Whoever you may be: step into the evening.
Step out of the room where everything is known.
Whoever you are,
your house is the last before the far-off.
With your eyes, which are almost too tired
to free themselves from the familiar,
you slowly take one black tree
and set it against the sky: slender, alone.
And you have made a world.
It is big
and like a word, still ripening in silence.
And though your mind would fabricate its meaning,
your eyes tenderly let go of what they see.

Sunday, 29 May 2011

Sunset

Sunset - Rainer Maria Rilke

Slowly the west reaches for clothes of new colors
which it passes to a row of ancient trees.
You look, and soon these two worlds both leave you
one part climbs toward heaven, one sinks to earth.

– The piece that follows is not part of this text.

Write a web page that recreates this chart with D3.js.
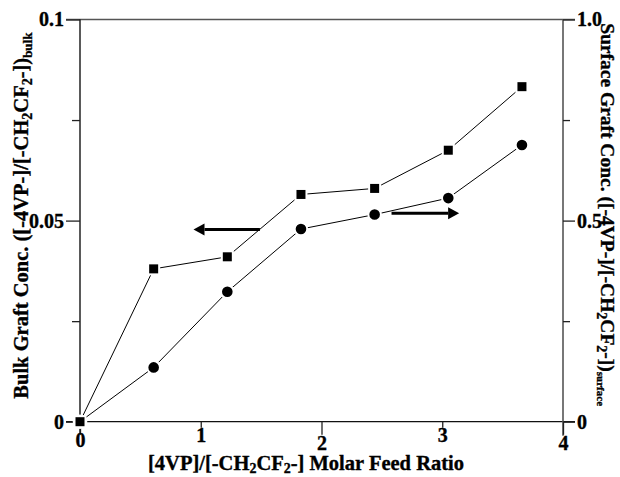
<!DOCTYPE html>
<html>
<head>
<meta charset="utf-8">
<script src="https://cdn.jsdelivr.net/npm/d3@7"></script>
<style>
  body { margin: 0; background: #fff; }
  svg text { font-family: "Liberation Serif", "Times New Roman", serif; font-weight: 700; stroke: #000; stroke-width: 0.35px; }
</style>
</head>
<body>
<div id="chart"></div>
<script>
// Data
var feedRatio = [0, 0.61, 1.22, 1.83, 2.44, 3.05, 3.66];
var bulkConc = [0, 0.038, 0.041, 0.0565, 0.058, 0.0675, 0.0833];
var surfaceConc = [0, 0.135, 0.323, 0.479, 0.515, 0.556, 0.688];

var xTicks = [0, 1, 2, 3, 4];
var leftTicks = [0, 0.05, 0.1];
var leftTickLabels = ["0", "0.05", "0.1"];
var leftMinor = [0.025, 0.075];
var rightTicks = [0, 0.5, 1.0];
var rightTickLabels = ["0", "0.5", "1.0"];
var rightMinor = [0.25, 0.75];

// arrows: which axis they point to, from x to x, at y
var arrowFromX = [1.49, 2.58];
var arrowToX = [0.94, 3.14];
var arrowY = [0.0478, 0.518];
var arrowAxis = ["left", "right"];

var W = 620, H = 477;
var margin = { top: 19.5, right: 57, bottom: 55.3, left: 80 },
    width = W - margin.left - margin.right,
    height = H - margin.top - margin.bottom;

var svg = d3.select("#chart")
    .append("svg")
    .attr("width", W)
    .attr("height", H)
    .append("g")
    .attr("transform", "translate(" + margin.left + "," + margin.top + ")");

var x = d3.scaleLinear().domain([0, 4]).range([0, width]);
var yL = d3.scaleLinear().domain([0, 0.1]).range([height, 0]);
var yR = d3.scaleLinear().domain([0, 1]).range([height, 0]);

// frame lines
svg.append("line")
    .attr("x1", -14).attr("x2", width + 12)
    .attr("y1", 0).attr("y2", 0)
    .attr("stroke", "#555").attr("stroke-width", 1.6);
svg.append("line")
    .attr("x1", -14).attr("x2", width + 12)
    .attr("y1", height).attr("y2", height)
    .attr("stroke", "#111").attr("stroke-width", 1.3);
svg.append("line")
    .attr("x1", 0).attr("x2", 0)
    .attr("y1", 0).attr("y2", height + 12)
    .attr("stroke", "#000").attr("stroke-width", 1.3);
svg.append("line")
    .attr("x1", width).attr("x2", width)
    .attr("y1", 0).attr("y2", height + 14)
    .attr("stroke", "#555").attr("stroke-width", 1.6);

// left axis
svg.append("g")
    .call(d3.axisLeft(yL).tickValues(leftTicks).tickSize(14).tickPadding(2)
        .tickFormat(function (d, i) { return leftTickLabels[i]; }));
svg.append("g")
    .call(d3.axisLeft(yL).tickValues(leftMinor).tickSize(8).tickFormat(""));

// right axis
svg.append("g")
    .attr("transform", "translate(" + width + ",0)")
    .call(d3.axisRight(yR).tickValues(rightTicks).tickSize(12).tickPadding(2)
        .tickFormat(function (d, i) { return rightTickLabels[i]; }));
svg.append("g")
    .attr("transform", "translate(" + width + ",0)")
    .call(d3.axisRight(yR).tickValues(rightMinor).tickSize(7).tickFormat(""));

// bottom axis, staggered ticks
var bottomAxis = svg.append("g")
    .attr("transform", "translate(0," + height + ")")
    .call(d3.axisBottom(x).tickValues(xTicks).tickSize(6).tickFormat(d3.format("d")));
bottomAxis.selectAll(".tick line")
    .attr("y2", function (d, i) { return i % 2 == 0 ? 13 : 6; });
bottomAxis.selectAll(".tick text")
    .attr("y", function (d, i) { return i == 0 ? 11 : (i % 2 == 0 ? 14 : 6); });

svg.selectAll(".domain").remove();
svg.selectAll(".tick line").attr("stroke", "#222").attr("stroke-width", 1.3);
svg.selectAll(".tick text")
    .attr("font-size", 20)
    .attr("font-family", "Liberation Serif")
    .attr("font-weight", "bold")
    .attr("fill", "#000");

// lines
var bulkPts = feedRatio.map(function (d, i) { return [d, bulkConc[i]]; });
var surfPts = feedRatio.map(function (d, i) { return [d, surfaceConc[i]]; });

svg.append("path")
    .datum(surfPts)
    .attr("fill", "none")
    .attr("stroke", "#000")
    .attr("stroke-width", 1)
    .attr("d", d3.line()
        .x(function (d) { return x(d[0]) })
        .y(function (d) { return yR(d[1]) }));

svg.append("path")
    .datum(bulkPts)
    .attr("fill", "none")
    .attr("stroke", "#000")
    .attr("stroke-width", 1)
    .attr("d", d3.line()
        .x(function (d) { return x(d[0]) })
        .y(function (d) { return yL(d[1]) }));

// markers (white halo leaves a gap before the lines)
svg.selectAll(".circ")
    .data(surfPts)
    .enter().append("circle")
    .attr("class", "circ")
    .attr("cx", function (d) { return x(d[0]) })
    .attr("cy", function (d) { return yR(d[1]) })
    .attr("r", 6.3)
    .attr("fill", "#000")
    .attr("stroke", "#fff")
    .attr("stroke-width", 2);

var sq = 11;
svg.selectAll(".sq")
    .data(bulkPts)
    .enter().append("rect")
    .attr("class", "sq")
    .attr("x", function (d) { return x(d[0]) - sq / 2 })
    .attr("y", function (d) { return yL(d[1]) - sq / 2 })
    .attr("width", sq)
    .attr("height", sq)
    .attr("fill", "#000")
    .attr("stroke", "#fff")
    .attr("stroke-width", 2);

// arrows
arrowFromX.forEach(function (fx, i) {
    var yy = arrowAxis[i] == "left" ? yL(arrowY[i]) : yR(arrowY[i]);
    var x0 = x(fx), x1 = x(arrowToX[i]);
    var dir = x1 > x0 ? 1 : -1;
    var headLen = 11;
    svg.append("line")
        .attr("x1", x0).attr("x2", x1 - dir * headLen)
        .attr("y1", yy).attr("y2", yy)
        .attr("stroke", "#000").attr("stroke-width", 3);
    svg.append("path")
        .attr("d", "M" + x1 + "," + yy +
            "L" + (x1 - dir * headLen) + "," + (yy - 6) +
            "L" + (x1 - dir * headLen) + "," + (yy + 6) + "Z")
        .attr("fill", "#000");
});

// axis titles, subscripts done with dy shifts
function subTitle(sel, parts, shift) {
    var shifted = 0;
    parts.forEach(function (p) {
        var t = sel.append("tspan").text(p[0]);
        if (p[1]) {
            t.attr("font-size", p[1]).attr("dy", shift - shifted);
            shifted = shift;
        } else if (shifted) {
            t.attr("dy", -shifted);
            shifted = 0;
        }
    });
}

var xTitle = svg.append("text")
    .attr("x", 226)
    .attr("y", height + 48)
    .attr("text-anchor", "middle")
    .attr("font-size", 20.5);
subTitle(xTitle, [["[4VP]/[-CH"], ["2", 14], ["CF"], ["2", 14], ["-] Molar Feed Ratio"]], 3);

var lTitle = svg.append("text")
    .attr("transform", "translate(-52," + (height / 2 - 5) + ") rotate(-90)")
    .attr("text-anchor", "middle")
    .attr("font-size", 20.5);
subTitle(lTitle, [["Bulk Graft Conc. ([-4VP-]/[-CH"], ["2", 14], ["CF"], ["2", 14], ["-])"], ["bulk", 13]], 4);

var rTitle = svg.append("text")
    .attr("transform", "translate(" + (width + 38) + "," + (height / 2 - 6) + ") rotate(90)")
    .attr("text-anchor", "middle")
    .attr("font-size", 19.5);
subTitle(rTitle, [["Surface Graft Conc. ([-4VP-]/[-CH"], ["2", 14], ["CF"], ["2", 14], ["-])"], ["surface", 11]], 4);
</script>
</body>
</html>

leaving you, not really belonging to either,
not so hopelessly dark as that house that is silent,
not so unswervingly given to the eternal as that thing
that turns to a star each night and climbs-

leaving you (it is impossible to untangle the threads)
your own life, timid and standing high and growing,
so that, sometimes blocked in, sometimes reaching out,
one moment your life is a stone in you, and the next, a star.

Wednesday, 4 May 2011

Widening Rings

The title of this blog comes from one of my favourite poems from Rainer Maria Rilke:

I live my life in widening rings
which spread over earth and sky.
I may not ever complete the last one,
but that is what I will try.

I circle around God's primordial tower,
and I circle ten thousand years long;
And I still don't know if I'm a falcon,
a storm, or an unfinished song.

Since I first read this poem, I've been fascinated with the idea of stretching out further and further into the world, absorbing more experiences with each circle that time brings. 

This blog is my attempt to stretch out a bit further. A place to collect my thoughts and let new ideas grow. A place for photos, music, poetry and anything else that captures my attention and allows me a new window to see the world through. I also hope to find the courage to post some of my own poems which I've been writing on and off for several years now.

For today though, the words of others fill my mind much more clearly than my own thoughts, and so, until I've got my head around how this blog actually works, I'll stick with Rilke:

Everything is blooming most recklessly; if it were voices instead of colours, there would be an unbelievable shrieking into the heart of the night.